Smart investors look beyond the ticker and ask what is inside. Digging into fundamentals alongside index mechanics gives you a clearer picture of whether your index fund is genuinely diversified or quietly concentrated. True index understanding leads to better portfolio alignment, more deliberate risk control, and more informed choices between active and passive strategies.
Explore Tickerplace tools for index and stock analysis
If you want to move from learning to action, practical analysis tools can make your new knowledge stick.
Tickerplace gives you the research and screening tools to match index structures with real portfolio decisions. Use the stock screener to filter equities by sector, market cap, and fundamental criteria, aligning your selections with the index construction logic you now understand.
For deeper context on indices, sectors, and equity research, the investing education hub connects data with actionable insight.

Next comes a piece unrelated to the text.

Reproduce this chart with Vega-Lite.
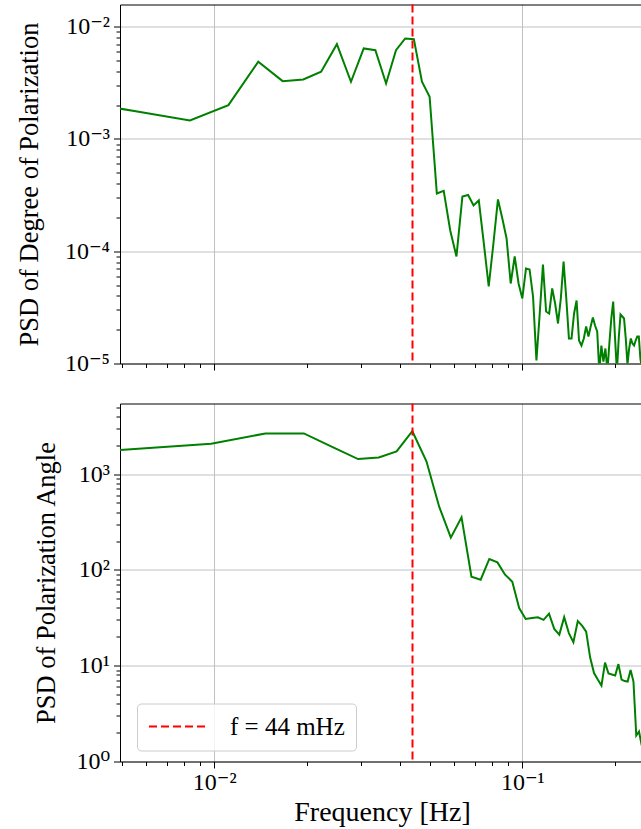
{
  "$schema": "https://vega.github.io/schema/vega-lite/v6.json",
  "padding": {"left": 15, "top": 3.5, "right": 0, "bottom": 0},
  "spacing": 19,
  "config": {
    "view": {"stroke": null},
    "axis": {
      "domainColor": "#000000", "domainWidth": 1,
      "tickColor": "#000000", "tickWidth": 1,
      "labelFont": "Liberation Serif, DejaVu Serif", "labelFontSize": 24, "labelColor": "#000000",
      "titleFont": "Liberation Serif, DejaVu Serif", "titleFontSize": 26.5, "titleFontWeight": "normal", "titleColor": "#000000",
      "gridColor": "#c0c0c0", "gridWidth": 1,
      "labelOverlap": false, "labelFlush": false, "labelBound": false
    }
  },
  "datasets": {
    "marker": [{"freq": 0.044, "label": "f = 44 mHz"}],
    "dop": [
      {"freq": 0.002778, "psd": 0.002453}, {"freq": 0.005556, "psd": 0.001763}, {"freq": 0.008333, "psd": 0.001463},
      {"freq": 0.011111, "psd": 0.002001}, {"freq": 0.013889, "psd": 0.004877}, {"freq": 0.016667, "psd": 0.003276},
      {"freq": 0.019444, "psd": 0.003392}, {"freq": 0.022222, "psd": 0.003972}, {"freq": 0.025, "psd": 0.006998},
      {"freq": 0.027778, "psd": 0.003236}, {"freq": 0.030556, "psd": 0.006405}, {"freq": 0.033333, "psd": 0.006186},
      {"freq": 0.036111, "psd": 0.003125}, {"freq": 0.038889, "psd": 0.006186}, {"freq": 0.041667, "psd": 0.007866},
      {"freq": 0.044444, "psd": 0.007754}, {"freq": 0.047222, "psd": 0.003236}, {"freq": 0.05, "psd": 0.002378},
      {"freq": 0.052778, "psd": 0.000327}, {"freq": 0.055556, "psd": 0.0003457}, {"freq": 0.058333, "psd": 0.0001531},
      {"freq": 0.061111, "psd": 0.0000898}, {"freq": 0.063889, "psd": 0.0003075}, {"freq": 0.066667, "psd": 0.000317},
      {"freq": 0.069444, "psd": 0.0002557}, {"freq": 0.072222, "psd": 0.0002834}, {"freq": 0.075, "psd": 0.0001172},
      {"freq": 0.077778, "psd": 0.00004853}, {"freq": 0.080556, "psd": 0.0001172}, {"freq": 0.083333, "psd": 0.0002892},
      {"freq": 0.086111, "psd": 0.0001958}, {"freq": 0.088889, "psd": 0.0001299}, {"freq": 0.091667, "psd": 0.0000516},
      {"freq": 0.094444, "psd": 0.0000898}, {"freq": 0.097222, "psd": 0.0000516}, {"freq": 0.1, "psd": 0.00003794},
      {"freq": 0.102778, "psd": 0.0000702}, {"freq": 0.105556, "psd": 0.0000688}, {"freq": 0.108333, "psd": 0.00003953},
      {"freq": 0.111111, "psd": 0.00001063}, {"freq": 0.113889, "psd": 0.0000279}, {"freq": 0.116667, "psd": 0.0000762},
      {"freq": 0.119444, "psd": 0.00002905}, {"freq": 0.122222, "psd": 0.0000279}, {"freq": 0.125, "psd": 0.0000466},
      {"freq": 0.127778, "psd": 0.00003424}, {"freq": 0.130556, "psd": 0.00002272}, {"freq": 0.133333, "psd": 0.00003794},
      {"freq": 0.136111, "psd": 0.000081}, {"freq": 0.138889, "psd": 0.00003794}, {"freq": 0.141667, "psd": 0.0000167},
      {"freq": 0.144444, "psd": 0.0000167}, {"freq": 0.147222, "psd": 0.0000279}, {"freq": 0.15, "psd": 0.0000364},
      {"freq": 0.152778, "psd": 0.00001602}, {"freq": 0.155556, "psd": 0.00001446}, {"freq": 0.158333, "psd": 0.0000167},
      {"freq": 0.161111, "psd": 0.00002136}, {"freq": 0.163889, "psd": 0.0000174}, {"freq": 0.166667, "psd": 0.00002136},
      {"freq": 0.169444, "psd": 0.0000257}, {"freq": 0.172222, "psd": 0.0000218}, {"freq": 0.175, "psd": 0.00001928},
      {"freq": 0.177778, "psd": 0.0000085}, {"freq": 0.180556, "psd": 0.00001446}, {"freq": 0.183333, "psd": 0.0000104},
      {"freq": 0.186111, "psd": 0.0000136}, {"freq": 0.188889, "psd": 0.0000085}, {"freq": 0.191667, "psd": 0.00001506},
      {"freq": 0.194444, "psd": 0.00002518}, {"freq": 0.197222, "psd": 0.00003567}, {"freq": 0.2, "psd": 0.0000167},
      {"freq": 0.202778, "psd": 0.0000085}, {"freq": 0.205556, "psd": 0.0000167}, {"freq": 0.208333, "psd": 0.00002733},
      {"freq": 0.211111, "psd": 0.00002623}, {"freq": 0.213889, "psd": 0.00002518}, {"freq": 0.216667, "psd": 0.0000167},
      {"freq": 0.219444, "psd": 0.0000098}, {"freq": 0.222222, "psd": 0.0000136}, {"freq": 0.225, "psd": 0.0000167},
      {"freq": 0.227778, "psd": 0.00001506}, {"freq": 0.230556, "psd": 0.00001446}, {"freq": 0.233333, "psd": 0.00001602},
      {"freq": 0.236111, "psd": 0.0000174}, {"freq": 0.238889, "psd": 0.0000174}, {"freq": 0.241667, "psd": 0.00001108},
      {"freq": 0.244444, "psd": 0.000009}
    ],
    "angle": [
      {"freq": 0.004883, "psd": 1780}, {"freq": 0.009766, "psd": 2070}, {"freq": 0.014648, "psd": 2651},
      {"freq": 0.019531, "psd": 2651}, {"freq": 0.024414, "psd": 1885}, {"freq": 0.029297, "psd": 1433},
      {"freq": 0.03418, "psd": 1490}, {"freq": 0.039063, "psd": 1720}, {"freq": 0.043945, "psd": 2795},
      {"freq": 0.048828, "psd": 1360}, {"freq": 0.053711, "psd": 456}, {"freq": 0.058594, "psd": 216.7},
      {"freq": 0.063477, "psd": 352.7}, {"freq": 0.068359, "psd": 84.9}, {"freq": 0.073242, "psd": 79.0},
      {"freq": 0.078125, "psd": 129.9}, {"freq": 0.083008, "psd": 119.7}, {"freq": 0.087891, "psd": 89.1},
      {"freq": 0.092773, "psd": 75.3}, {"freq": 0.097656, "psd": 39.87}, {"freq": 0.102539, "psd": 30.76},
      {"freq": 0.107422, "psd": 31.36}, {"freq": 0.112305, "psd": 31.96}, {"freq": 0.117188, "psd": 30.1},
      {"freq": 0.12207, "psd": 34.94}, {"freq": 0.126953, "psd": 24.19}, {"freq": 0.131836, "psd": 21.1},
      {"freq": 0.136719, "psd": 32.12}, {"freq": 0.141602, "psd": 21.88}, {"freq": 0.146484, "psd": 17.54},
      {"freq": 0.151367, "psd": 29.18}, {"freq": 0.15625, "psd": 26.19}, {"freq": 0.161133, "psd": 22.68},
      {"freq": 0.166016, "psd": 12.15}, {"freq": 0.170898, "psd": 8.374}, {"freq": 0.175781, "psd": 7.164},
      {"freq": 0.180664, "psd": 6.201}, {"freq": 0.185547, "psd": 10.77}, {"freq": 0.19043, "psd": 8.274},
      {"freq": 0.195313, "psd": 8.078}, {"freq": 0.200195, "psd": 7.886}, {"freq": 0.205078, "psd": 10.39},
      {"freq": 0.209961, "psd": 7.164}, {"freq": 0.214844, "psd": 6.91}, {"freq": 0.219727, "psd": 6.83},
      {"freq": 0.224609, "psd": 9.0}, {"freq": 0.229492, "psd": 6.83}, {"freq": 0.234375, "psd": 1.867},
      {"freq": 0.239258, "psd": 2.055}, {"freq": 0.244141, "psd": 1.468}
    ]
  },
  "vconcat": [
    {
      "width": 522,
      "height": 359,
      "layer": [
        {
          "data": {"name": "dop"},
          "mark": {"type": "line", "color": "#008000", "strokeWidth": 2, "clip": true},
          "encoding": {
            "x": {
              "field": "freq", "type": "quantitative",
              "scale": {"type": "log", "domain": [0.004941, 0.24462], "nice": false},
              "axis": {
                "values": [0.005, 0.006, 0.007, 0.008, 0.009, 0.01, 0.02, 0.03, 0.04, 0.05, 0.06, 0.07, 0.08, 0.09, 0.1, 0.2],
                "labels": false, "title": null, "tickSize": 6.5,
                "tickDash": {"condition": {"test": "abs(log(datum.value)/LN10 - round(log(datum.value)/LN10)) < 0.001", "value": []}, "value": [4, 20]},
                "grid": true,
                "gridOpacity": {"condition": {"test": "abs(log(datum.value)/LN10 - round(log(datum.value)/LN10)) < 0.001", "value": 1}, "value": 0}
              }
            },
            "y": {
              "field": "psd", "type": "quantitative",
              "scale": {"type": "log", "domain": [0.00001, 0.01578], "nice": false},
              "axis": {
                "values": [0.00001, 0.00002, 0.00003, 0.00004, 0.00005, 0.00006, 0.00007, 0.00008, 0.00009, 0.0001, 0.0002, 0.0003, 0.0004, 0.0005, 0.0006, 0.0007, 0.0008, 0.0009, 0.001, 0.002, 0.003, 0.004, 0.005, 0.006, 0.007, 0.008, 0.009, 0.01],
                "labelExpr": "abs(log(datum.value)/LN10 - round(log(datum.value)/LN10)) < 0.001 ? '10' + (round(log(datum.value)/LN10) < 0 ? '⁻' : '') + substring('⁰¹²³⁴⁵⁶⁷⁸⁹', abs(round(log(datum.value)/LN10)), abs(round(log(datum.value)/LN10)) + 1) : ''",
                "tickSize": 6.5, "labelPadding": 4,
                "tickDash": {"condition": {"test": "abs(log(datum.value)/LN10 - round(log(datum.value)/LN10)) < 0.001", "value": []}, "value": [4, 20]},
                "grid": true,
                "gridOpacity": {"condition": {"test": "abs(log(datum.value)/LN10 - round(log(datum.value)/LN10)) < 0.001", "value": 1}, "value": 0},
                "title": "PSD of Degree of Polarization",
                "titleAngle": -90, "titleBaseline": "alphabetic", "titleAlign": "center",
                "titleX": -83, "titleY": 179.5
              }
            }
          }
        },
        {
          "data": {"name": "marker"},
          "mark": {"type": "rule", "color": "#ff0000", "strokeWidth": 2, "strokeDash": [8, 4]},
          "encoding": {
            "x": {
              "field": "freq", "type": "quantitative",
              "scale": {"type": "log", "domain": [0.004941, 0.24462], "nice": false},
              "axis": {"orient": "top", "domain": true, "ticks": false, "labels": false, "grid": false, "title": null}
            }
          }
        }
      ],
      "resolve": {"axis": {"x": "independent"}}
    },
    {
      "width": 522,
      "height": 358,
      "layer": [
        {
          "data": {"name": "angle"},
          "mark": {"type": "line", "color": "#008000", "strokeWidth": 2, "clip": true},
          "encoding": {
            "x": {
              "field": "freq", "type": "quantitative",
              "scale": {"type": "log", "domain": [0.004941, 0.24462], "nice": false},
              "axis": {
                "values": [0.005, 0.006, 0.007, 0.008, 0.009, 0.01, 0.02, 0.03, 0.04, 0.05, 0.06, 0.07, 0.08, 0.09, 0.1, 0.2],
                "labelExpr": "abs(log(datum.value)/LN10 - round(log(datum.value)/LN10)) < 0.001 ? '10' + (round(log(datum.value)/LN10) < 0 ? '⁻' : '') + substring('⁰¹²³⁴⁵⁶⁷⁸⁹', abs(round(log(datum.value)/LN10)), abs(round(log(datum.value)/LN10)) + 1) : ''",
                "tickSize": 6.5, "labelPadding": 2,
                "tickDash": {"condition": {"test": "abs(log(datum.value)/LN10 - round(log(datum.value)/LN10)) < 0.001", "value": []}, "value": [4, 20]},
                "grid": true,
                "gridOpacity": {"condition": {"test": "abs(log(datum.value)/LN10 - round(log(datum.value)/LN10)) < 0.001", "value": 1}, "value": 0},
                "title": "Frequency [Hz]", "titleFontSize": 28,
                "titleBaseline": "alphabetic", "titleAlign": "center",
                "titleX": 262, "titleY": 59
              }
            },
            "y": {
              "field": "psd", "type": "quantitative",
              "scale": {"type": "log", "domain": [1, 5445], "nice": false},
              "axis": {
                "values": [1, 2, 3, 4, 5, 6, 7, 8, 9, 10, 20, 30, 40, 50, 60, 70, 80, 90, 100, 200, 300, 400, 500, 600, 700, 800, 900, 1000, 2000, 3000, 4000, 5000],
                "labelExpr": "abs(log(datum.value)/LN10 - round(log(datum.value)/LN10)) < 0.001 ? '10' + (round(log(datum.value)/LN10) < 0 ? '⁻' : '') + substring('⁰¹²³⁴⁵⁶⁷⁸⁹', abs(round(log(datum.value)/LN10)), abs(round(log(datum.value)/LN10)) + 1) : ''",
                "tickSize": 6.5, "labelPadding": 4,
                "tickDash": {"condition": {"test": "abs(log(datum.value)/LN10 - round(log(datum.value)/LN10)) < 0.001", "value": []}, "value": [4, 20]},
                "grid": true,
                "gridOpacity": {"condition": {"test": "abs(log(datum.value)/LN10 - round(log(datum.value)/LN10)) < 0.001", "value": 1}, "value": 0},
                "title": "PSD of Polarization Angle",
                "titleAngle": -90, "titleBaseline": "alphabetic", "titleAlign": "center",
                "titleX": -66, "titleY": 179
              }
            }
          }
        },
        {
          "data": {"name": "marker"},
          "mark": {"type": "rule", "strokeWidth": 2, "strokeDash": [8, 4]},
          "encoding": {
            "x": {
              "field": "freq", "type": "quantitative",
              "scale": {"type": "log", "domain": [0.004941, 0.24462], "nice": false},
              "axis": {"orient": "top", "domain": true, "ticks": false, "labels": false, "grid": false, "title": null}
            },
            "color": {
              "field": "label", "type": "nominal",
              "scale": {"range": ["#ff0000"]},
              "legend": {
                "title": null, "orient": "none", "legendX": 17, "legendY": 699,
                "symbolType": "stroke", "symbolSize": 3249, "symbolStrokeWidth": 2, "symbolDash": [8, 4],
                "clipHeight": 24, "labelOffset": 23,
                "labelFont": "Liberation Serif, DejaVu Serif", "labelFontSize": 25, "labelColor": "#000000",
                "padding": 11, "fillColor": "rgba(255,255,255,0.8)", "strokeColor": "#cccccc", "cornerRadius": 4
              }
            }
          }
        }
      ],
      "resolve": {"axis": {"x": "independent"}}
    }
  ]
}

Whether you are benchmarking performance or building a fund strategy, Tickerplace puts the right tools directly in your hands.
Frequently asked questions
What is the difference between the S&P 500, Dow Jones, and Nasdaq indices?
The S&P 500 covers ~80% of the U.S. market with 500 companies; the Dow tracks only 30 blue-chip stocks using price weighting, while the Nasdaq is tech-focused and considerably more volatile than either.
Why does the weighting method of an index matter?
Weighting determines which stocks drive index performance most; cap-weighted indices can be dominated by a few mega-caps, while equal or fundamental weighting spreads influence more broadly across holdings.
Should investors always use the S&P 500 as a benchmark?
Not necessarily; the best benchmark matches your portfolio's actual sector mix and risk level, which may differ from the S&P 500's composition and long-term return profile.
What is float adjustment in an index?
Float adjustment removes shares unavailable for public trading, such as insider or government holdings, producing a more accurate measure of true investable market exposure.